So reports SCOTUSblog. There was one dissent. More to come…
UPDATE: You can read the order here. Justice Stevens dissented, but he has not issued any opinion related to his dissent. The stay remains in effect until a petition for cert. is considered in timely fashion, with the result being that the information will not be disclosed until (at the least) after the election. That is somewhat problematic, not for formal mootness grounds, but because the interests in disclosure are different before and after the election.
I think that either in this case or eventually the Court is going to have to address disclosure issues again. The Court has generally been supportive of disclosure in the campaign finance context, but it has recognized in the McIntyre case some right to anonymous campaign spending. It has also been less supportive of disclosure in the context of ballot measure circulation, with the leading case here the ACLF case.

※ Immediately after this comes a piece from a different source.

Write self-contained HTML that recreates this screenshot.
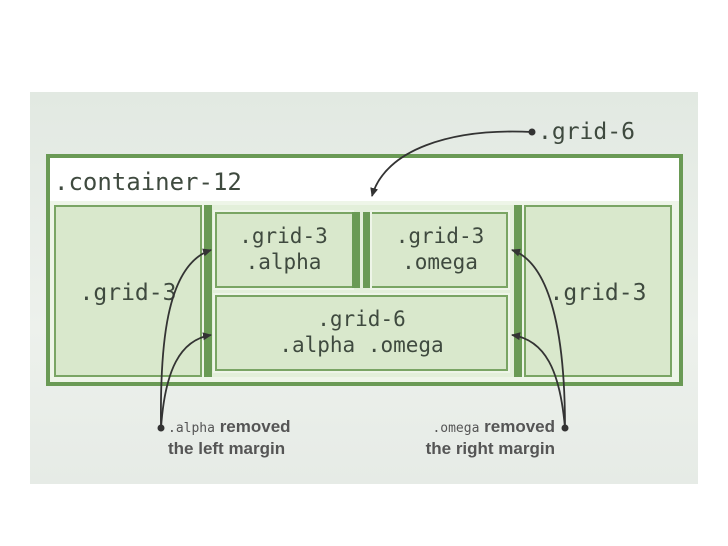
<!DOCTYPE html>
<html><head><meta charset="utf-8"><style>
body{margin:0;width:728px;height:546px;background:#fff;position:relative;overflow:hidden;font-family:"DejaVu Sans Mono","Liberation Mono",monospace;color:#444}
.abs{position:absolute;box-sizing:border-box}
.box{background:#d9e8cc;border:2px solid #7aa564;outline:2px solid #eef5e8}
.t{position:absolute;font-size:21px;color:#3f4a3f;text-align:center;line-height:26px}
</style></head><body>
<div class="abs" style="left:30px;top:92px;width:668px;height:392px;background:linear-gradient(180deg,#e2e9e2,#edf1ec 60%,#e6ebe6)"></div>
<div class="abs" style="left:46px;top:154px;width:637px;height:232px;background:#fff;border:4px solid #6a9a55"></div>
<div class="t" style="left:54px;top:169px;font-size:24px;text-align:left">.container-12</div>
<div class="abs" style="left:50px;top:201px;width:629px;height:181px;background:#eef5e8"></div>
<div class="abs box" style="left:54px;top:205px;width:148px;height:172px"></div>
<div class="abs" style="left:204px;top:205px;width:8px;height:172px;background:#6a9a55"></div>
<div class="abs" style="left:212px;top:205px;width:302px;height:172px;background:#e3efda"></div>
<div class="abs" style="left:514px;top:205px;width:8px;height:172px;background:#6a9a55"></div>
<div class="abs box" style="left:524px;top:205px;width:148px;height:172px"></div>
<div class="abs box" style="left:215px;top:212px;width:137px;height:76px;border-right:none"></div>
<div class="abs" style="left:352px;top:212px;width:8px;height:76px;background:#6a9a55"></div>
<div class="abs" style="left:363px;top:212px;width:9px;height:76px;background:#6a9a55"></div>
<div class="abs box" style="left:372px;top:212px;width:136px;height:76px;border-left:none"></div>
<div class="abs box" style="left:215px;top:295px;width:293px;height:76px"></div>
<div class="t" style="left:215px;top:223px;width:137px">.grid-3<br>.alpha</div>
<div class="t" style="left:372px;top:223px;width:136px">.grid-3<br>.omega</div>
<div class="t" style="left:215px;top:306px;width:293px">.grid-6<br>.alpha .omega</div>
<div class="t" style="left:54px;top:280px;width:148px;font-size:23px">.grid-3</div>
<div class="t" style="left:524px;top:280px;width:148px;font-size:23px">.grid-3</div>
<div class="t" style="left:538px;top:119px;font-size:23px;text-align:left">.grid-6</div>
<div class="t" style="left:168px;top:417px;font-family:'Liberation Sans',sans-serif;font-weight:bold;font-size:17px;color:#555;text-align:left;line-height:20px"><span style="font-family:'DejaVu Sans Mono',monospace;font-weight:normal;font-size:13px">.alpha</span> removed<br>the left margin</div>
<div class="t" style="left:395px;top:417px;width:160px;font-family:'Liberation Sans',sans-serif;font-weight:bold;font-size:17px;color:#555;text-align:right;line-height:20px"><span style="font-family:'DejaVu Sans Mono',monospace;font-weight:normal;font-size:13px">.omega</span> removed<br>the right margin</div>
<svg class="abs" style="left:0;top:0" width="728" height="546">
<defs><marker id="a" markerUnits="userSpaceOnUse" markerWidth="10" markerHeight="10" refX="8" refY="5" orient="auto"><path d="M0,1L9,5L0,9z" fill="#333"/></marker></defs>
<g stroke="#333" stroke-width="1.8" fill="none">
<path d="M532,132 C450,128 385,150 372,196" marker-end="url(#a)"/>
<path d="M161,428 C160,350 165,265 211,250" marker-end="url(#a)"/>
<path d="M161,428 C165,370 180,340 211,335" marker-end="url(#a)"/>
<path d="M565,428 C565,350 555,265 512,250" marker-end="url(#a)"/>
<path d="M565,428 C560,370 545,340 512,335" marker-end="url(#a)"/>
</g>
<circle cx="532" cy="132" r="3.5" fill="#333"/>
<circle cx="161" cy="428" r="3.5" fill="#333"/>
<circle cx="565" cy="428" r="3.5" fill="#333"/>
</svg>
</body></html>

Notably, all of these issues arose before the Internet revolution, and the ease with which information flows on the Internet in a way that it never has before. One of the most thoughtful pieces on this question is Bill McGeveran’s Mrs. McIntyre’s Checkbook.
And there’s a discussion of these issues at pages 64-66 of the 2009 supplement the the Lowenstein, Hasen, and Tokaji casebook in relation to the disclosure of donors to California’s Prop. 8 measure. The Washington case differs in that these are ballot measure signers, not contributors.